**TASK DESCRIPTION**
Copy whichever lines contain the string "matplotlib".

START SUPPLIED MATERIAL

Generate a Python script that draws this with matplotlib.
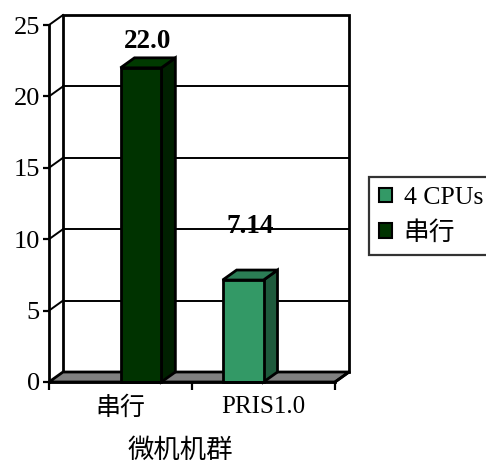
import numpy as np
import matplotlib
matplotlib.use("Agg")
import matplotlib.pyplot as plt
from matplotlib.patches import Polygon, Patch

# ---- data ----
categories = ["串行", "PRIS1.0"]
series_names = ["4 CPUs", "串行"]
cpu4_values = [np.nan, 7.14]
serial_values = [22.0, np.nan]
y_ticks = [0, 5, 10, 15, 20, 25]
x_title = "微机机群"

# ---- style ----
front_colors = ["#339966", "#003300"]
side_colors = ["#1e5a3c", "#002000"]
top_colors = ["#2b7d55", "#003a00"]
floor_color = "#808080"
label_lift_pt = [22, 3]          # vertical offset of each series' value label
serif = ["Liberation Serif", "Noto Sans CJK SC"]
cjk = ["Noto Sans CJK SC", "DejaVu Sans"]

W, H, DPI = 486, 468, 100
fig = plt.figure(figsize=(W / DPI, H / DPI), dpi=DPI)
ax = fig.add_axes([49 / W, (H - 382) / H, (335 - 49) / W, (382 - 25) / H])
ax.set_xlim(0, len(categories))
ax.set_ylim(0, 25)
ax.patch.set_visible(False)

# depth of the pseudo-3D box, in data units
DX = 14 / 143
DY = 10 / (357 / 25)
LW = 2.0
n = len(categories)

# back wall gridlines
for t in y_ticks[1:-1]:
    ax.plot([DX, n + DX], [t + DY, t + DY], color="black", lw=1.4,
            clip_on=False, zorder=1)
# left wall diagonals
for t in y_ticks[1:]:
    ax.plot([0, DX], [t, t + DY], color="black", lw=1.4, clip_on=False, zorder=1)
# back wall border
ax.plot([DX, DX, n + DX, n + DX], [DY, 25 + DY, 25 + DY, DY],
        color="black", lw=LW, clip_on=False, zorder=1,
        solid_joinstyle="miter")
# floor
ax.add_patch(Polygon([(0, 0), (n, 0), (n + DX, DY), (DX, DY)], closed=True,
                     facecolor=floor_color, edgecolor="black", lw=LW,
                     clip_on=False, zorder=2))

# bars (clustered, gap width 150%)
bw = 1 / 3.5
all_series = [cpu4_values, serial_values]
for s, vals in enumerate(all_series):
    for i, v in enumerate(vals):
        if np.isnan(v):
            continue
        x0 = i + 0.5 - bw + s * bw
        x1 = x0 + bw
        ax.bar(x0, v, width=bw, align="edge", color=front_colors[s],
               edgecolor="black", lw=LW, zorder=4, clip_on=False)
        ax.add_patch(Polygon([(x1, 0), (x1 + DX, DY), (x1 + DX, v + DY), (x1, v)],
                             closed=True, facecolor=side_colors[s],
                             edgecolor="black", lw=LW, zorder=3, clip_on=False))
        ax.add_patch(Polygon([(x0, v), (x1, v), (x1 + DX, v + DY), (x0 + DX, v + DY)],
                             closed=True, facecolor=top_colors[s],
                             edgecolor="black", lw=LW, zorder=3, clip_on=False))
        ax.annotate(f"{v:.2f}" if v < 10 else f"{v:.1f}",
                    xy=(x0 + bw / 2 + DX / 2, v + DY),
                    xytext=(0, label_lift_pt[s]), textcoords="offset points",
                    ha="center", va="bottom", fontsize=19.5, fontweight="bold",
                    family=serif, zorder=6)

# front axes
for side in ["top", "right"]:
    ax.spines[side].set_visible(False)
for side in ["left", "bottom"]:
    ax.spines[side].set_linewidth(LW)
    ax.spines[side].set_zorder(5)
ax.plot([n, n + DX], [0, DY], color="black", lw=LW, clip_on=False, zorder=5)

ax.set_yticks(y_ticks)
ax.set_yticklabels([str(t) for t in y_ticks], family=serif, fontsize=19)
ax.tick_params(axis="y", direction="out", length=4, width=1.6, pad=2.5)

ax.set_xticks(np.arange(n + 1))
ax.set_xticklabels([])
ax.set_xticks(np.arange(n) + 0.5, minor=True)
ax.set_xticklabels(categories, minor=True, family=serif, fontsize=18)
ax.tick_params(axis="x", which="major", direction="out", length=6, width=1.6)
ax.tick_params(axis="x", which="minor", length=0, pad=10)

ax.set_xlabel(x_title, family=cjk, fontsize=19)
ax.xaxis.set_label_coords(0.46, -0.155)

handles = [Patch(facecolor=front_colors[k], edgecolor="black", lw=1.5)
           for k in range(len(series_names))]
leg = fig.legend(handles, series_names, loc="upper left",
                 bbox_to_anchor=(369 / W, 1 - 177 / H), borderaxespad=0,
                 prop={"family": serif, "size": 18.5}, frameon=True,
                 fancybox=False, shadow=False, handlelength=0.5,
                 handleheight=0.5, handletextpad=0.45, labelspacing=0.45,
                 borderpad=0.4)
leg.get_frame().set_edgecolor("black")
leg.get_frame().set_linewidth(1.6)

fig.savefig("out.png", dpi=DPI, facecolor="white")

END SUPPLIED MATERIAL
START SUPPLIED MATERIAL

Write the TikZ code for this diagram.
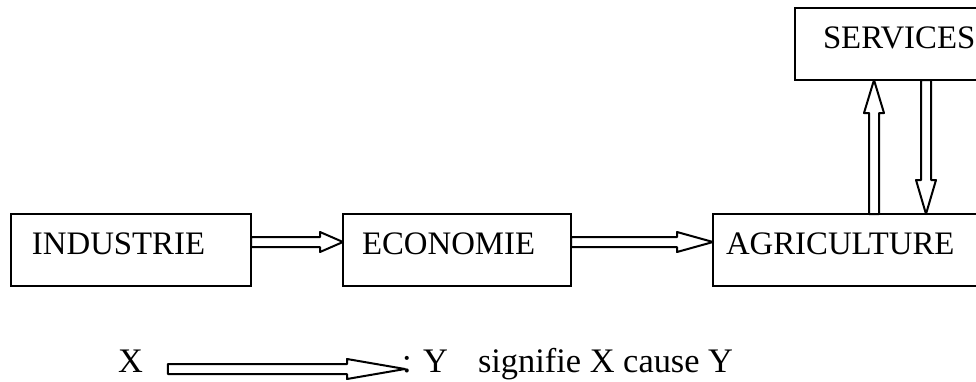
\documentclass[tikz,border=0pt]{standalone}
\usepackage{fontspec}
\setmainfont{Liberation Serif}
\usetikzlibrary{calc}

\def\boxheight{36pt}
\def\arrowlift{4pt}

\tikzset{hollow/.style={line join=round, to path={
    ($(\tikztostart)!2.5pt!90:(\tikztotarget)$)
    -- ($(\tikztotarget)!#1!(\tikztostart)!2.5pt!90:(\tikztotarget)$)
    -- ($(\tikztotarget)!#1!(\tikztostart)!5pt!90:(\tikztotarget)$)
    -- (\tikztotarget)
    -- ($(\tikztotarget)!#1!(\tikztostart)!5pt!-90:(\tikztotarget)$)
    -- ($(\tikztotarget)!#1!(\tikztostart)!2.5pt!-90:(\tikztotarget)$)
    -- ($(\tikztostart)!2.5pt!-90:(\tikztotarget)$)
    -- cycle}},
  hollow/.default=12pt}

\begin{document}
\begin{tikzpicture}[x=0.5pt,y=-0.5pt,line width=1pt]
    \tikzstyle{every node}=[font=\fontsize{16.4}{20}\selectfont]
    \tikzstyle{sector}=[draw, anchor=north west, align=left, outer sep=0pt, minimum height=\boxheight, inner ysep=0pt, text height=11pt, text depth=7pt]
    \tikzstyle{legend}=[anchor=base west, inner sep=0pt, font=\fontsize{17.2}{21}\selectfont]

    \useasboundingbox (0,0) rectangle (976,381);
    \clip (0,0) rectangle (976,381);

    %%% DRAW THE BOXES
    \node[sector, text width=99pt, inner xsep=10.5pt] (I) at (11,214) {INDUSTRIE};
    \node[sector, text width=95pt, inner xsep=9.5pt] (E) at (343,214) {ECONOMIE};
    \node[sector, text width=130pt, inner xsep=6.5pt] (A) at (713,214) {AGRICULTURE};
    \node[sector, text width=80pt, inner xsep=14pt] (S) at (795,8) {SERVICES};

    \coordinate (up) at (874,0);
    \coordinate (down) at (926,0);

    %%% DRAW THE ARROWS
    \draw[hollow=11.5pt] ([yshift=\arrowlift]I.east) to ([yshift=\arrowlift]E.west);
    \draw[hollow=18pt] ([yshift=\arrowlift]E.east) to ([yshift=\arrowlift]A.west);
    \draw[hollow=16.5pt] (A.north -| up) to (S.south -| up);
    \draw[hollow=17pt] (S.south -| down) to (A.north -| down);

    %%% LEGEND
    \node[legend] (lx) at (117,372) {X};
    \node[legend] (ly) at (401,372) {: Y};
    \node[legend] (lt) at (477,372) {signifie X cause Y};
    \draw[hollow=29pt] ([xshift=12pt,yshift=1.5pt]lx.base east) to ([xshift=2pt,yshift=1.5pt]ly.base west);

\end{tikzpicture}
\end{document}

END SUPPLIED MATERIAL

**OUTPUT OF THE EXERCISE**
Generate a Python script that draws this with matplotlib.
import matplotlib
matplotlib.use("Agg")
import matplotlib.pyplot as plt
from matplotlib.patches import Polygon, Patch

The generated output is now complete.